Five Author Interviews to Inspire Your Reading List
I set an ambitious goal for myself in 2021: read 50 books. With that daunting task before me, I just needed to decide exactly what I wanted to read. I’m not picky about genre or style—all I want is a good story. Without much direction, I turned to the Art Works podcast for guidance. Our brilliant podcast host Josephine Reed has interviewed some of the greatest literary talents of our time, and I knew in the archives there would be a treasure trove of reading inspiration. It is fascinating to hear these authors share the complexities of their work and process, and I hope the episodes I picked below excite the reader in you.
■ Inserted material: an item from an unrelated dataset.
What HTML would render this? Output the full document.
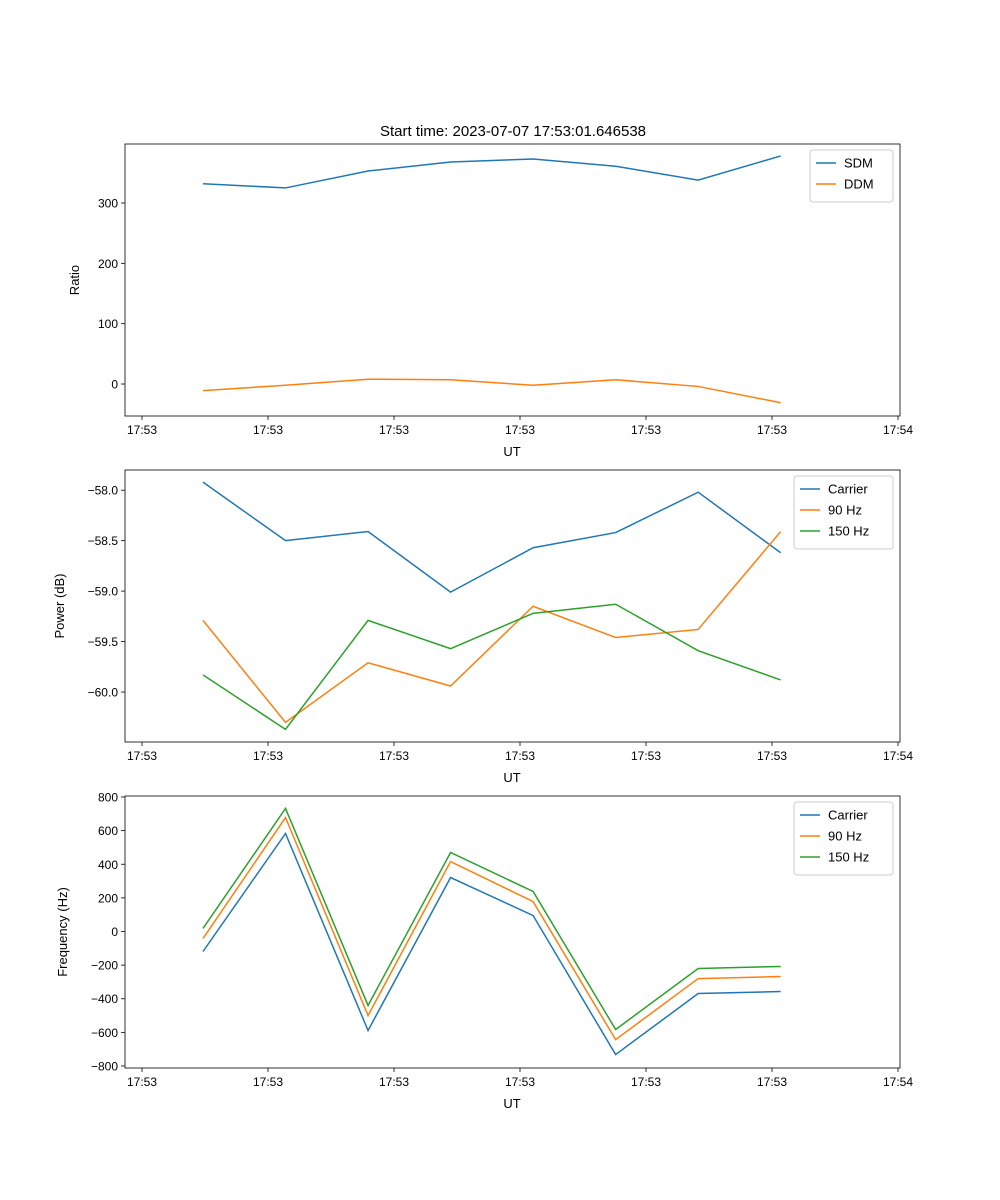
<!DOCTYPE html>
<html><head><meta charset="utf-8"><style>
body{margin:0;background:#fff}
svg{display:block;font-family:"Liberation Sans","DejaVu Sans",sans-serif}
</style></head><body>
<svg id="chart" width="1000" height="1200" viewBox="0 0 1000 1200"></svg>
<script>
const timeIdx = [0,1,2,3,4,5,6,7];
const xTickLabels = ["17:53","17:53","17:53","17:53","17:53","17:53","17:54"];
const sdm = [332,325,353,368,373,361,338,378];
const ddm = [-11,-2,8,7,-2,7,-4,-31];
const powCarrier = [-57.92,-58.50,-58.41,-59.01,-58.57,-58.42,-58.02,-58.62];
const pow90 = [-59.29,-60.30,-59.71,-59.94,-59.15,-59.46,-59.38,-58.41];
const pow150 = [-59.83,-60.37,-59.29,-59.57,-59.22,-59.13,-59.59,-59.88];
const freqCarrier = [-119,583,-589,321,95,-732,-369,-357];
const freq90 = [-42,678,-500,416,178,-643,-280,-268];
const freq150 = [18,732,-440,470,238,-583,-220,-208];
const ratioTicks = [0,100,200,300];
const powerTicks = [-60.0,-59.5,-59.0,-58.5,-58.0];
const freqTicks = [-800,-600,-400,-200,0,200,400,600,800];

const NS="http://www.w3.org/2000/svg";
const svg=document.getElementById('chart');
function mk(tag,attrs,parent){const e=document.createElementNS(NS,tag);for(const k in attrs)e.setAttribute(k,attrs[k]);(parent||svg).appendChild(e);return e;}
const L=125,R=900;
// x axis: tick i at 142+126*i ; data j at tick-units 0.484+0.655*j
function xTick(i){return 142+126*i;}
function xData(j){return 142+126*(0.484+0.655*j);}
const colors=["#1f77b4","#ff7f0e","#2ca02c"];

function panel(name,top,bot,ymin,ymax,yticks,fmt,ylabel,ylabelX,series,names,legendW){
  const g=mk('g',{});
  
  
  const y=v=>bot-(v-ymin)/(ymax-ymin)*(bot-top);
  series.forEach((s,k)=>{
    const p=mk('polyline',{points:s.map((v,j)=>xData(timeIdx[j])+','+y(v)).join(' '),fill:'none',stroke:colors[k],'stroke-width':1.5},g);
    
    
  });
  const fr=mk('rect',{x:L,y:top,width:R-L,height:bot-top,fill:'none',stroke:'#000','stroke-width':0.8},g);
  
  
  xTickLabels.forEach((t,i)=>{
    const x=xTick(i);
    mk('line',{x1:x,x2:x,y1:bot,y2:bot+4,stroke:'#000','stroke-width':0.8},g);
    const tx=mk('text',{x:x,y:bot+18,'text-anchor':'middle','font-size':12},g);
    tx.textContent=t;
    
    
  });
  const xl=mk('text',{x:512,y:bot+40,'text-anchor':'middle','font-size':13},g);
  xl.textContent='UT';
  
  
  yticks.forEach(v=>{
    const yy=y(v);
    mk('line',{x1:L-4,x2:L,y1:yy,y2:yy,stroke:'#000','stroke-width':0.8},g);
    const tx=mk('text',{x:L-7,y:yy+4.5,'text-anchor':'end','font-size':12},g);
    tx.textContent=fmt(v);
    
    
  });
  const yc=(top+bot)/2;
  const yl=mk('text',{x:ylabelX,y:yc,'text-anchor':'middle','font-size':13,transform:`rotate(-90 ${ylabelX} ${yc})`},g);
  yl.textContent=ylabel;
  
  
  // legend
  const lx=R-7-legendW, ly=top+6, lh=10+names.length*21;
  const lg=mk('g',{},g);
  
  
  mk('rect',{x:lx,y:ly,width:legendW,height:lh,rx:3,fill:'#fff','fill-opacity':0.8,stroke:'#ccc','stroke-width':1},lg);
  names.forEach((n,k)=>{
    const yy=ly+13+k*21;
    const e=mk('g',{},lg);
    
    
    mk('line',{x1:lx+6,x2:lx+26,y1:yy,y2:yy,stroke:colors[k],'stroke-width':1.5},e);
    const t=mk('text',{x:lx+34,y:yy+4.5,'font-size':13},e);
    t.textContent=n;
  });
}
const title=mk('text',{x:513,y:136,'text-anchor':'middle','font-size':15});
title.textContent='Start time: 2023-07-07 17:53:01.646538';


panel('ratio',144,416,-53,397.8,ratioTicks,v=>String(v),'Ratio',79,[sdm,ddm],['SDM','DDM'],83);
panel('power',470,742,-60.495,-57.80,powerTicks,v=>'\u2212'.repeat(v<0?1:0)+Math.abs(v).toFixed(1),'Power (dB)',64,[powCarrier,pow90,pow150],['Carrier','90 Hz','150 Hz'],99);
panel('frequency',796,1068,-812,806,freqTicks,v=>(v<0?'\u2212':'')+Math.abs(v),'Frequency (Hz)',67,[freqCarrier,freq90,freq150],['Carrier','90 Hz','150 Hz'],99);
</script>
</body></html>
I know that my TBR (To Be Read) pile is considerably larger!
- Rebekah Taussig: After listening to Taussig, who has a PhD in Disability Studies and Creative Nonfiction, on the podcast, I'm not only planning on picking up her book, Sitting Pretty: The View from My Ordinary Resilient Disabled Body, but I now follow her on Instagram (@sitting_pretty). Her memoir-in-essays actually developed from her Instagram captions, which she calls "mini-memoirs." I'm particularly interested in reading her essay on how acts of kindness and charity often de-center and belittle the people they're meant to help.
- Jesmyn Ward: Ward is something of a household name. That tends to happen when you win the National Book Award...twice. I've read her most recent National Book Award winner, Sing, Unburied, Sing, and am looking forward to picking up more of her work. In 2014, Ward joined the podcast to discuss her memoir, Men We Reaped. The memoir grapples with the deaths of five young Black men, including her younger brother, from her hometown of DeLisle, Mississippi. When speaking about the book's structure, which alternates between Ward's life and the stories of these young men, she told the Arts Endowment: "Part of what I'm trying to do there is I'm trying to provide the reader with some sort of context, so perhaps they can understand why an epidemic of young Black men dying in the rural South, would happen."
- Elizabeth Acevedo: I am a firm believer that young adult novels are not just for young adults, and Acevedo's work is a great example of their universality. She is also a National Book Award winner for Young People's Literature for her second book, The Poet X, a novel-in-verse. She has since written two more novels and spoke about the most recent, Clap When You Land, on the podcast. This is exactly the kind of story I love, with a family drama at its heart. When a father dies in a plane crash, his two daughters discover one another's existence for the first time. One lives in New York, and the other the Dominican Republic. As Acevedo notes on the podcast, "It's this story of place, of home, of loss, but also of the things that you gain when you have to be incredibly resilient."
- R.O. Kwon: Kwon's debut novel, The Incendiaries, was everywhere in 2019. I remember seeing it's eye-catching kaleidoscope cover almost everywhere I went, and now I'm wondering why I never picked it up. Kwon shares the inspiration behind the novel and the ten-year journey of writing it on the podcast, and having that context makes this story of two college students caught up in a dangerous cult somehow even more intriguing. And I have to mention, Kwon is also a 2016 NEA Literature Fellow!
- Jeff Vandermeer: I have had many friends try to describe the plots of Vandermeer's books, which straddle sci-fi, fantasy, and eco-ficiton. Inevitably they give up and say, "You just have to read it." He joined the podcast to discuss his novel Borne, which was my first venture into the Vandermeer universe. And who better to explain Borne than Vandermeer himself? "It's about a woman who's a scavenger, and who comes across something that looks a little like a terrestrial sea anemone, and it's actually embedded in the fur of the giant bear that terrorizes the city." Let me clarify that it's a flying bear.